The survey involving 37 executives from financial institutions across the region, was carried out by major analytics software company FICO at its annual Asia Pacific Fraud Forum held in Bangkok, Thailand in October last year.

President of FICO in Asia Pacific Mr Dan McConaghy said in a statement on Feb 7: “As prevention technologies have improved to stop activities such as card skimming, criminals are now stealing identities or constructing ‘fake people’ to get real credit cards.”

The survey found that 44% of banks believe that social platforms and mobile apps are the most likely to suffer a data breach.

He added: “Not only are they stealing data from profile information that is open on the web, they are also breaching poorly defended mobile apps that collect personal information.”

FICO reported that four in 10 banks have this year outlined dealing with credit card application fraud as a key priority.

The survey also revealed that half of all respondents reported an increase of between 25% to 50% in card testing.

Card testing is where criminals test the fraud rules of banks to check what limits and which purchase categories will result in the blocking of a card rather than approval.

A further one-quarter of respondents said it was even higher at between 50% and 100%.

A common new analytic technique used to combat this is by identifying the common point of purchase for compromised credit cards.

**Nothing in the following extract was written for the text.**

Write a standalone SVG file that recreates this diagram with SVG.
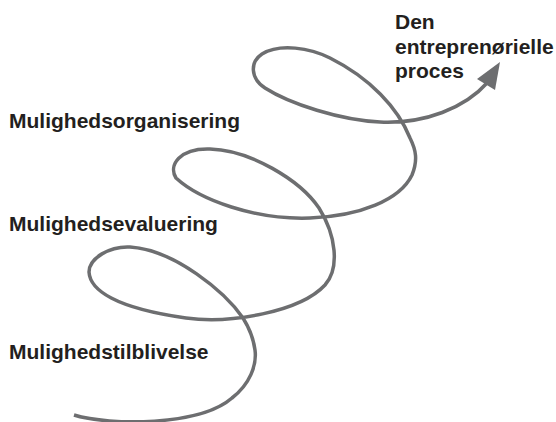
<svg xmlns="http://www.w3.org/2000/svg" width="556" height="422" viewBox="0 0 556 422">
<style>
.lbl{font-family:"Liberation Sans",Arial,Helvetica,sans-serif;font-weight:bold;font-size:21px;fill:#231f20;}
.spiral{fill:none;stroke:#6d6e70;stroke-width:3.5;stroke-linecap:butt;stroke-linejoin:round;}
.head{fill:#6d6e70;stroke:none;}
</style>
<rect width="556" height="422" fill="#ffffff"/>
<g id="connectors">
<path class="spiral" d="M74,415 C110,426 200,426 232,398 C250,384 257,365 255,350 C253,335 248,326 243,318 C225,292 175,250 130,247 C110,246 89,258 89,272 C90,290 115,308 186,318 C230,324 300,312 325,285 C340,268 336,235 319,208 C300,180 250,150 210,149 C180,148 168,165 176,178 C200,200 255,220 310,218 C360,216 400,200 412,175 C418,160 416,150 410,138 C398,108 370,78 330,58 C310,48 280,43 262,54 C250,62 250,78 265,88 C290,104 340,120 380,122 C425,124 465,108 488,82"/>
<polygon class="head" points="500,62 477,79 495,90"/>
</g>
<g id="node-proces">
<text class="lbl" x="395" y="29">Den</text>
<text class="lbl" x="395" y="54">entreprenørielle</text>
<text class="lbl" x="395" y="78">proces</text>
</g>
<g id="node-organisering"><text class="lbl" x="9" y="128">Mulighedsorganisering</text></g>
<g id="node-evaluering"><text class="lbl" x="9" y="231">Mulighedsevaluering</text></g>
<g id="node-tilblivelse"><text class="lbl" x="9" y="359">Mulighedstilblivelse</text></g>
</svg>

In doing so, analytics link transactions that were later determined to be fraudulent.

What this means it that by identifying common places where compromised cards were previously used, banks can identify the source of leaked card information.

About half of the banks surveyed currently have such a solution in place.

Among the key obstacles in tackling more fraud, four in 10 banks cited the lack of budget as their biggest problem, followed by their fraud departments having to deal with too many false positives.